Besides the extensive rum selection, he says that Cane will focus on five main house cocktails, starting with a rum and whatever mixer you select to go alongside it. Whether it’s Coke, juice, or anything else, it won’t be coming from a soda gun. Yellin will be serving drinks the way they do in the Caribbean. Order a rum and Coke, and you’ll get a glass of rum, a block of ice, and a can of Coke.
In addition to the rum and traditional mixers, guests will also be able to pick from a rum and coconut water, Barbados rum punch, a Pusser’s Painkiller, and a Gosling’s Dark and Stormy. Those not in the mood for rum will still have several high-quality options at Cane, but keep in mind that it’s a bar for rum fans, by rums fans.

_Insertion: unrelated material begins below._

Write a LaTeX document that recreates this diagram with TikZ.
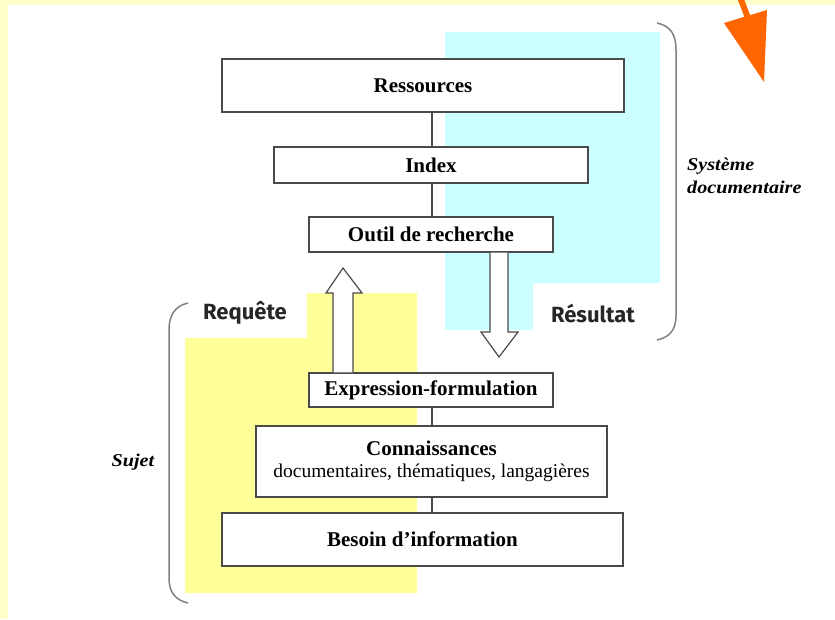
\documentclass[tikz,border=0pt]{standalone}
\usepackage{fontspec}
\setmainfont{Liberation Serif}
\newfontfamily\lblfont{Fira Sans}
\usetikzlibrary{calc}
\definecolor{bandyellow}{HTML}{FFFFCC}
\definecolor{zoneyellow}{HTML}{FFFF99}
\definecolor{zonecyan}{HTML}{CCFFFF}
\definecolor{boxline}{HTML}{4A4A4A}
\definecolor{braceline}{HTML}{808080}
\definecolor{hintorange}{HTML}{FF6600}
\tikzset{
  stepbox/.style={draw=boxline, line width=1.4pt, fill=white, inner sep=0pt, align=center,
    font=\fontsize{21}{25}\selectfont\bfseries},
  link/.style={draw=boxline, line width=1.4pt},
  blockarrow/.style={draw=boxline, line width=1.2pt, fill=white, line join=miter},
  bracepath/.style={draw=braceline, line width=1.5pt},
  zonelabel/.style={font=\lblfont\fontsize{22}{26}\selectfont\bfseries, text=black!85},
  sidelabel/.style={font=\fontsize{18}{23}\selectfont\bfseries\itshape, align=left, inner sep=0pt,
    xscale=1.12, transform shape}
}
\begin{document}
\begin{tikzpicture}[x=1pt,y=-1pt]
\useasboundingbox (0,0) rectangle (835,619);
% background and frame band
\fill[white] (0,0) rectangle (835,619);
\fill[bandyellow] (0,0) rectangle (835,5);
\fill[bandyellow] (0,0) rectangle (8,619);
% coloured zones
\fill[zonecyan] (445,32) -- (660,32) -- (660,283) -- (533,283) -- (533,330) -- (445,330) -- cycle;
\fill[zoneyellow] (307,293) -- (417,293) -- (417,593) -- (185,593) -- (185,338) -- (307,338) -- cycle;
% boxes
\node[stepbox, minimum width=402, minimum height=53] (res) at (423,85.5) {Ressources};
\node[stepbox, minimum width=314, minimum height=36] (idx) at (431,165) {Index};
\node[stepbox, minimum width=244, minimum height=35] (outil) at (431,234.5) {Outil de recherche};
\node[stepbox, minimum width=244, minimum height=34] (expr) at (431,390) {Expression-formulation};
\node[stepbox, minimum width=351, minimum height=71] (conn) at (431.5,461.5)
  {Connaissances\\[-3pt]{\fontsize{19.5}{23}\selectfont\mdseries documentaires, th\'ematiques, langagi\`eres}};
\node[stepbox, minimum width=401, minimum height=53] (bes) at (422.5,539.5) {Besoin d'information};
% vertical links
\draw[link] (res.south -| 432,0) -- (idx.north -| 432,0);
\draw[link] (idx.south -| 432,0) -- (outil.north -| 432,0);
\draw[link] (expr.south -| 432,0) -- (conn.north -| 432,0);
\draw[link] (conn.south -| 432,0) -- (bes.north -| 432,0);
% block arrow up (Requete)
\coordinate (upbase) at (expr.north -| 343,0);
\coordinate (uptip) at (343,268);
\draw[blockarrow] ($(upbase)+(-10,0)$) -- (333,293) -- (326,293) -- (uptip) -- (362,293) -- (353,293) -- ($(upbase)+(10,0)$);
% block arrow down (Resultat)
\coordinate (downbase) at (outil.south -| 499,0);
\coordinate (downtip) at (499,357);
\draw[blockarrow] ($(downbase)+(-9,0)$) -- (490,332) -- (481,332) -- (downtip) -- (518,332) -- (508,332) -- ($(downbase)+(9,0)$);
% zone labels
\node[zonelabel] (req) at (245,313) {Requête};
\node[zonelabel] (resu) at (593,313) {Résultat};
% braces
\draw[bracepath] (657,23) .. controls (671,26) and (676,35) .. (676,50) -- (676,315) .. controls (676,330) and (670,337) .. (657,340);
\draw[bracepath] (188,303) .. controls (175,306) and (169,315) .. (169,330) -- (169,578) .. controls (169,592) and (175,600) .. (188,603);
% side labels
\node[sidelabel, anchor=west] (sysdoc) at (687,176) {Système\\documentaire};
\node[sidelabel] (sujet) at (133,462) {Sujet};
% orange pointer
\draw[hintorange, line width=6pt] (740,-3) -- (748,18);
\fill[hintorange] (724,23) -- (767,10) -- (764,82) -- cycle;
\end{tikzpicture}
\end{document}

“Lord help me, if you come into a rum bar and order a vodka, you deserve to pay what I’m charging you. If you must have a vodka, I’m going to serve you a great vodka, a very good drink, but it is going to be top shelf. If you want a $4 shot, then please mosey on down the road,” says Yellin. “I can’t be everything to everybody. I don’t want to alienate any customers or push away business. It’s not about that, but I’m certainly not going to be everything to everyone. It’s a rum bar. You have to understand that.”
So, from the founding of Charleston to the city’s current culinary climate, Yellin seems well-aware of the Lowcountry’s past, and he’s ready to push forward. With the opening of Cane, he’s determined to reclaim rum’s rightful position as Charleston’s drink of choice, because even though the times may change, some things never go out of style.
“Consumerism is driven by fashion. In America, we know a white T-shirt and blue jeans will always be in style. Whatever hipster thing comes around this week with skinny jeans tucked into your Army boots and a big beard with a crewcut, all of that is just fads. Two years ago, those people didn’t look like that. You can’t say that, ‘I was always a lumberjack. It was hiding inside of me and just needed to come out,’ but more power to them,” says Yellin. “It has nothing to do with poo-pooing anyone. I’m just saying that things come in and out of style. Rum has sat quietly while vodka has come into style, but I happen to know that rum is coming back hugely at a level where it is coming into premium status. Everything I’ve seen has told me I’m on the right track at the right time. I think four years ago wouldn’t have been the time to do it, but now is the time.”